All of which raises my interest in the film significantly. I'm happy to see a thriller that makes an argument, even if it might end up being one I don't agree with. And Dominik's comment about the film being somewhat exaggerated in deliberate style seems to put many of the overall takes on the film into perspective.
The teaser website is at http://killingthemsoftlymovie.com/, and it features good quality presentations of the two released clips along with some new photos; presumably the trailer will soon be hosted there as well.
Here's the great teaser poster for the film. Killing Them Softly opens on September 21.

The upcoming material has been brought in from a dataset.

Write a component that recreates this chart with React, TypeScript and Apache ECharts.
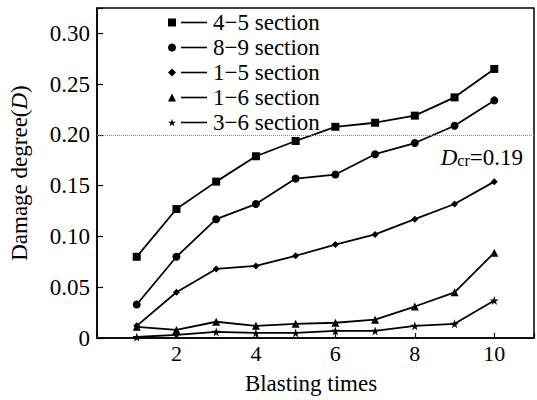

Three dumb guys who think they're smart rob a Mob protected card game, causing the local criminal economy to collapse. Brad Pitt plays the enforcer hired to track them down and restore order. KILLING THEM SOFTLY also features Richard Jenkins (THE VISITOR), James Gandolfini ("The Sopranos"), Ray Liotta (NARC), Scoot McNairy (MONSTERS), Ben Mendelsohn (ANIMAL KINGDOM), and Vincent Curatola ("The Sopranos"). Max Casella, Trevor Long, Slaine and Sam Shepard also make appearances. KILLING THEM SOFTLY is written for the screen and directed by Andrew Dominik (The Assassination of Jesse James by the Coward Robert Ford), and is based on the George V. Higgins novel, "Cogan's Trade." Brad Pitt, Dede Gardner, Steve Schwartz, Paula Mae Schwartz, and Anthony Katagas produced the film, with Roger Schwartz, Matthew Budman, Will French, and Douglas Saylor Jr. serving as co-producers. Director of photography Greig Fraser, and production and costume designer Patricia Norris led the creative behind-the-camera team. Casting for KILLING THEM SOFTLY was handled by Francine Maisler, and Brian A. Kates, A.C.E., served as editor. Executive producers are Megan Ellison, Marc Butan, Bill Johnson, Jim Seibel, Bob Weinstein, Harvey Weinstein, Adi Shankar and Spencer Silna.